Dear
We are considering testing Isaac Sim for path planning with obstacle avoidance for a 7 axis robotic arm in a constrained environment. We would need some clarification reading our understanding of the current capabilities.
Our robot evolves inside a box that is is relatively small. It is so small that the robot cannot fit into it in its zero angular position. Our pick points can be everywhere in the box. As a consequence, the paths are very narrow. The robot often collide with the environment. Most of time, it is intermediate parts that collides. Also, we have self collisions between robot parts. We also often push the robot into its joints limits.
Currently, we perform collision detection with PyBullet. If the tool collides, we push it out of collision using the collision direction. Then, if one intermediate part of the robot collides, we recompute and inverse kinematics using a rest pose that push the robot out of collision. If the robot self collide we unfold it and if it collide with environment we fold it. We need to iterate to find a equilibrium between these opposite constraints.

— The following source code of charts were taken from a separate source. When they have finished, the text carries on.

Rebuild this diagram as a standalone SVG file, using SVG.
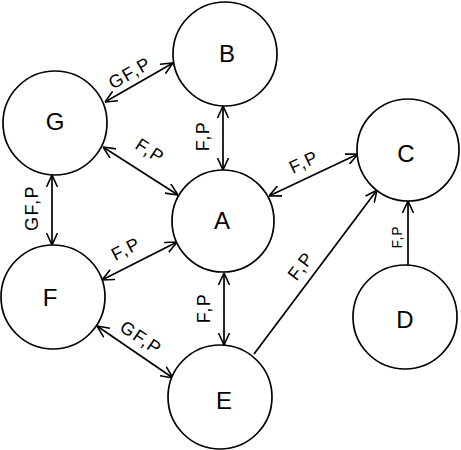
<svg xmlns="http://www.w3.org/2000/svg" width="461" height="450" viewBox="0 0 461 450">
<style>
.node circle{fill:#fff;stroke:#000;stroke-width:1.7}
.node text{font-family:"Liberation Sans",Arial,sans-serif;font-size:24px;text-anchor:middle;dominant-baseline:central;fill:#000}
.edge line{stroke:#000;stroke-width:1.7}
.lbl{font-family:"Liberation Sans",Arial,sans-serif;font-size:18px;letter-spacing:1.5px;text-anchor:middle;dominant-baseline:central;fill:#000}
</style>
<defs>
<marker id="ah" viewBox="0 0 12 12" refX="12" refY="6" markerWidth="12" markerHeight="12" markerUnits="userSpaceOnUse" orient="auto-start-reverse">
<path d="M0,0.5 L12,6 L0,11.5" fill="none" stroke="#000" stroke-width="1.6"/>
</marker>
</defs>
<rect width="461" height="450" fill="#fff"/>
<g id="connectors" class="edge">
<g id="e-G-B"><line x1="105" y1="102" x2="173" y2="63" marker-start="url(#ah)" marker-end="url(#ah)"/><text class="lbl" transform="translate(130,73) rotate(-30)">GF,P</text></g>
<g id="e-G-A"><line x1="103" y1="147" x2="178" y2="195" marker-start="url(#ah)" marker-end="url(#ah)"/><text class="lbl" transform="translate(150,151) rotate(33)">F,P</text></g>
<g id="e-B-A"><line x1="223" y1="106" x2="223" y2="170" marker-start="url(#ah)" marker-end="url(#ah)"/><text class="lbl" transform="translate(203,136) rotate(-90)">F,P</text></g>
<g id="e-A-C"><line x1="269" y1="196" x2="358" y2="154" marker-start="url(#ah)" marker-end="url(#ah)"/><text class="lbl" transform="translate(304,162) rotate(-25)">F,P</text></g>
<g id="e-G-F"><line x1="52" y1="175" x2="52" y2="245" marker-start="url(#ah)" marker-end="url(#ah)"/><text class="lbl" transform="translate(32,208) rotate(-90)">GF,P</text></g>
<g id="e-F-A"><line x1="102" y1="280" x2="177" y2="242" marker-start="url(#ah)" marker-end="url(#ah)"/><text class="lbl" transform="translate(126,249) rotate(-27)">F,P</text></g>
<g id="e-A-E"><line x1="224" y1="273" x2="224" y2="345" marker-start="url(#ah)" marker-end="url(#ah)"/><text class="lbl" transform="translate(204,308) rotate(-90)">F,P</text></g>
<g id="e-F-E"><line x1="97" y1="326" x2="173" y2="378" marker-start="url(#ah)" marker-end="url(#ah)"/><text class="lbl" transform="translate(141,338) rotate(34)">GF,P</text></g>
<g id="e-E-C"><line x1="254" y1="354" x2="377" y2="190" marker-end="url(#ah)"/><text class="lbl" transform="translate(301,266) rotate(-53)">F,P</text></g>
<g id="e-D-C"><line x1="408" y1="265" x2="408" y2="201" marker-end="url(#ah)"/><text class="lbl" style="font-size:14px;letter-spacing:1px" transform="translate(397,237) rotate(-90)">F,P</text></g>
</g>
<g id="B" class="node"><circle cx="225" cy="54" r="52"/><text x="227" y="53">B</text></g>
<g id="G" class="node"><circle cx="55" cy="123" r="52"/><text x="55" y="121">G</text></g>
<g id="A" class="node"><circle cx="223" cy="221" r="51"/><text x="222" y="220">A</text></g>
<g id="C" class="node"><circle cx="408" cy="150" r="51"/><text x="406" y="153">C</text></g>
<g id="F" class="node"><circle cx="53" cy="297" r="52"/><text x="50" y="297">F</text></g>
<g id="E" class="node"><circle cx="220" cy="397" r="52"/><text x="224" y="400">E</text></g>
<g id="D" class="node"><circle cx="405" cy="317" r="52"/><text x="405" y="319">D</text></g>
</svg>
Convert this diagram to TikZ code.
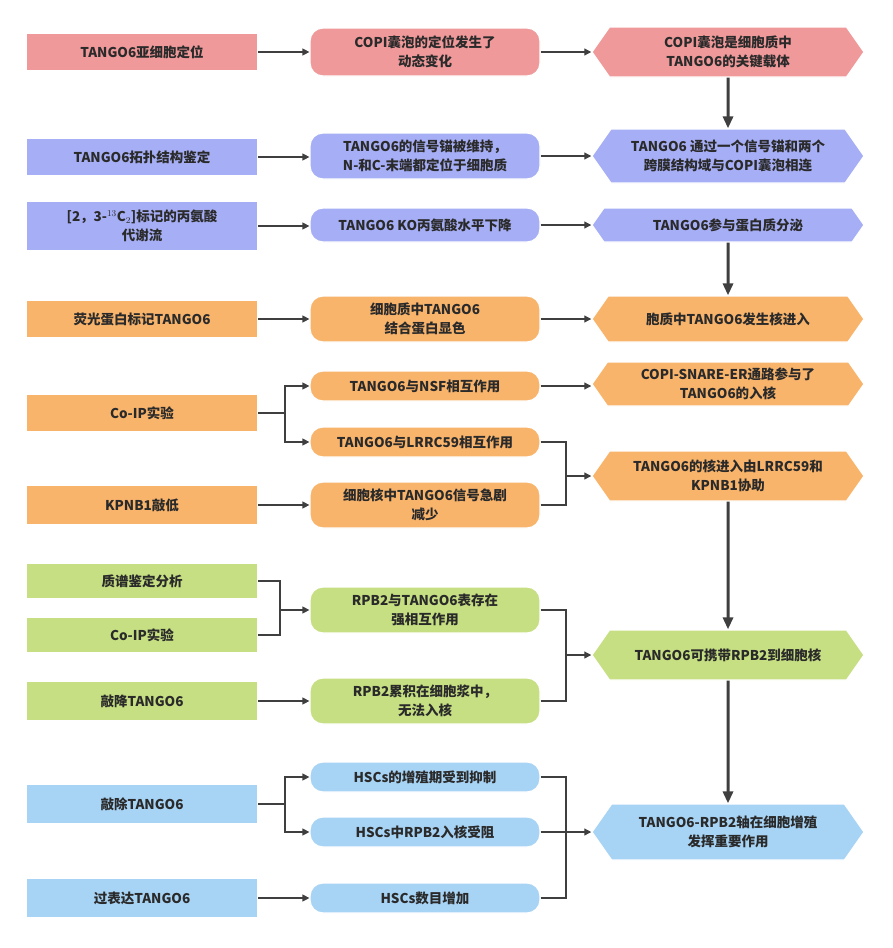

This works, but this can take a while to converge, what is not compatible with the production constraints of time.
When we ask for direction we always have the same answer: try ROS and Moveit.
This is a big rewamp of the project because we don’t use ROS and everything is in Python, while Moveit 2 Python API for ROS does not seem to be mature enough for this need, what mean that we need to switch the planner to C++.
We have seen the Motion Generation page of Isaac documentation and RMPFlow. It seems to be easier to deploy than Moveit. Also, we are very interested into the realistic simulation of Isaac Sim because we work a lot with computer vision.
What is less clear for us is the degree of maturity of the path planning with collisions avoidance of RMPFlow for 7 axis robotic arms.
Our project is tile constrained. If we gain time by using a solution that is easier to code in Python but then we face limitations that create the need for lots of custom code, it is not a gain.
We have seen that RMPFlow includes an algorithm for obstacle avoidance. It mentions the collisions between the robot parts and the environment, but not the self collisions between the different robot parts. Is it included?
One approach would be to ask RMPFlow to generate a trajectory that avoids obstacles and then, if it fails, to rollback to our custom algorithm, replacing PyBullet obstacle detection by the one of Isaac Sim.
For that we need a detailed report on collisions between robot parts and the environments and between robot parts themselves. This report has to include the extreme points of penetration, so that we can compute a vector to find the direction that gets us out of collision.
Is it something that Isaac Sim can provide?
Thanks a lot for the clarifications!
Ho, and some less important side questions…
It may also be interesting to test some OMPL algorithms. We can do that using the Python API of OMPL. Unless there are already some integrations?
Also, our robot has strange joints angular limits. Some limits are not fixed. They depend upon a linear combination of the axis angles. Currently we cannot manage this with PyBullet. The only solution we found is to reject inverse kinematics out of limits after calculus and to push back into the limits with a rest pose that unfold the robot. Unless there are better options with Isaac?